Новоиспеченный Дон Гуан не читает текст Пушкина, не проживает его, а пересказывает фабулу, непрестанно импровизируя: вот соблазнил одну, а вот поломалась, но все равно сдалась другая. Инструментарий — деформированный голос и фальшивое пение; чтение всем дамам подряд, без разбора, некогда прекрасных, но давно уже ставших штампом строк «Я помню чудное мгновенье»; одна и та же мимика, условная пластика и повторение заученных фраз. Ни дать ни взять — интермедия, обрамленная вечным сюжетом продажи души. Интермедия эта временами носит фарсовый характер — эпизод с бесконечными боями и ранениями Гуана; или смерть мужа Лауры, когда Гуан, желая спрятать труп, режет его на куски и выбрасывает их в окно, а те падают в руки молящейся о хлебе насущном голодной девочке. Все это тут же проигрывается самим Блиновым в образе средневекового артиста: он и девочка, и муж, и дама, и незадачливый Гуан.
К финалу гистрион-Гуан устает настолько, что не может уже ничего. Блуждая по кругу, бегая на месте, он изнашивается, опустошается, стирается. Остается лишь серая оболочка. Тело как ничем не наполненная форма — душа продана, и Геннадий Блинов отыгрывает полость формы, внутреннюю пустоту. Рукопожатие с Дьяволом, сделка с совестью, на которую он идет в начале, к финалу вполне по-пушкински сводят его в могилу. Но если у Пушкина герой стремится к любви, он — воплощение страсти и желания, то у Пектеева единственная цель Гуана — развлечение ради развлечения. Не обилие полученных от женщин чувств, а зияющая пустота обуславливает его исход. Скука, заявленная в прологе, с продажей души никуда не уходит: что с женщинами, что без них, все одно — тоска.
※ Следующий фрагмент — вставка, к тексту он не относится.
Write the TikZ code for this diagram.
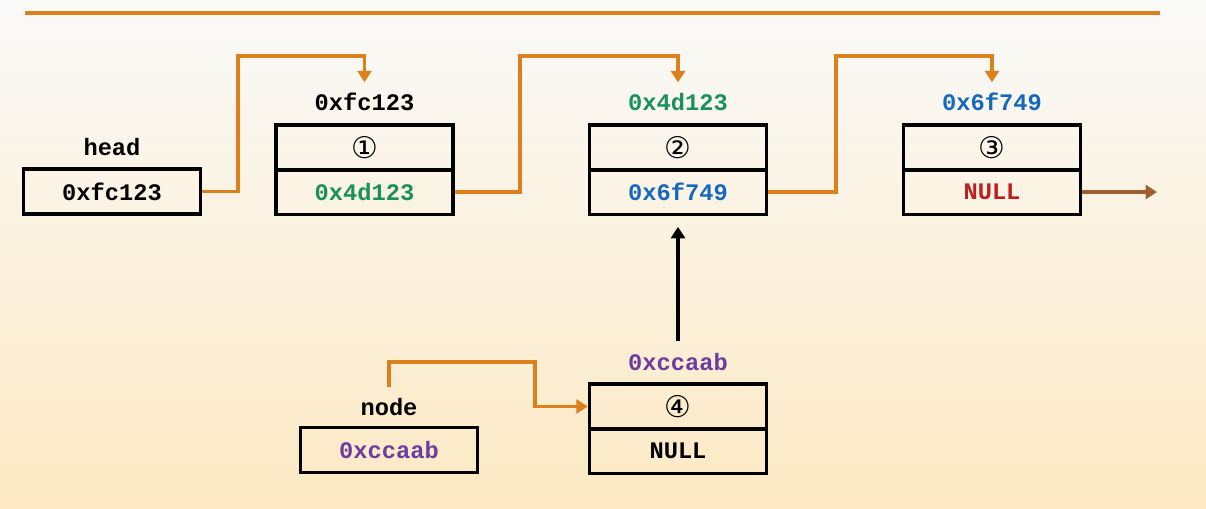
\documentclass[tikz,border=0pt]{standalone}
\usepackage{fontspec}
\setmonofont{Liberation Mono}
\newfontfamily\circfont{DejaVu Sans}
\usetikzlibrary{arrows.meta}
\definecolor{linkorange}{RGB}{220,128,30}
\definecolor{tailbrown}{RGB}{160,95,45}
\definecolor{addrgreen}{RGB}{25,145,90}
\definecolor{addrblue}{RGB}{20,105,190}
\definecolor{addrpurple}{RGB}{110,60,160}
\definecolor{nullred}{RGB}{190,30,30}
\tikzset{
  cell/.style={draw, line width=2.1pt, minimum width=3.54cm, minimum height=0.9cm,
    inner sep=0pt, font=\ttfamily\bfseries\fontsize{13.5}{16}\selectfont},
  addr/.style={inner sep=1pt, font=\ttfamily\bfseries\fontsize{13.5}{16}\selectfont},
  num/.style={font=\circfont\fontsize{17}{18}\selectfont},
  link/.style={draw=linkorange, line width=2pt, -{Triangle[width=8pt,length=6.5pt]}},
  ptr/.style={draw=black, line width=2pt, -{Triangle[width=8pt,length=6.5pt]}}
}
\begin{document}
\begin{tikzpicture}[x=0.02cm,y=-0.02cm]
  % background
  \shade[top color=white!96!gray, bottom color={rgb,255:red,252;green,233;blue,195}]
    (0,0) rectangle (1206,508);
  \draw[linkorange, line width=2pt] (25,13) -- (1160,13);
  % head pointer
  \node[addr] (headlbl) at (112,147) {head};
  \node[cell] (head) at (112,191.5) {0xfc123};
  % node 1
  \node[addr] (a1) at (364.5,102) {0xfc123};
  \node[cell, num] (c1a) at (364.5,147.5) {①};
  \node[cell, text=addrgreen] (c1b) at (364.5,192) {0x4d123};
  % node 2
  \node[addr, text=addrgreen] (a2) at (678,102) {0x4d123};
  \node[cell, num] (c2a) at (678,147.5) {②};
  \node[cell, text=addrblue] (c2b) at (678,192) {0x6f749};
  % node 3
  \node[addr, text=addrblue] (a3) at (992,102) {0x6f749};
  \node[cell, num] (c3a) at (992,147.5) {③};
  \node[cell, text=nullred] (c3b) at (992,192) {NULL};
  \coordinate (tail) at (1157,192);
  % new node
  \node[addr, text=addrpurple] (a4) at (678,362) {0xccaab};
  \node[cell, num] (c4a) at (678,406.5) {④};
  \node[cell] (c4b) at (678,451) {NULL};
  \node[addr] (nodelbl) at (389,407) {node};
  \node[cell, text=addrpurple] (nodevar) at (389,450) {0xccaab};
  % links
  \draw[link, shorten >=5pt] (head.east) -| (238,56) -| (a1.north);
  \draw[link, shorten >=5pt] (c1b.east) -| (520,56) -| (a2.north);
  \draw[link, shorten >=5pt] (c2b.east) -| (836,56) -| (a3.north);
  \draw[link, draw=tailbrown] (c3b.east) -- (tail);
  \draw[ptr, shorten <=6pt, shorten >=6pt] (a4.north) -- (c2b.south);
  \draw[link, shorten <=5pt] (nodelbl.north) |- (535,362) |- (c4a.west);
\end{tikzpicture}
\end{document}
«Маленькие трагедии», как справедливо сказано в программке, действительно «не спектакль в привычном понимании этого слова». «Четыре совершенно разных… драматических сочинения», «попытка осмысления и поиска театрального языка» — все из той же программки. И как попытка освоения нового материала, выработки режиссерского почерка это интересно. Тетралогия Пушкина в руках художников-«цеховиков» оживает, обретая новые смыслы. Другое дело, что иногда смыслы эти порой похожи на вымыслы, слабо коррелирующие с первоисточником.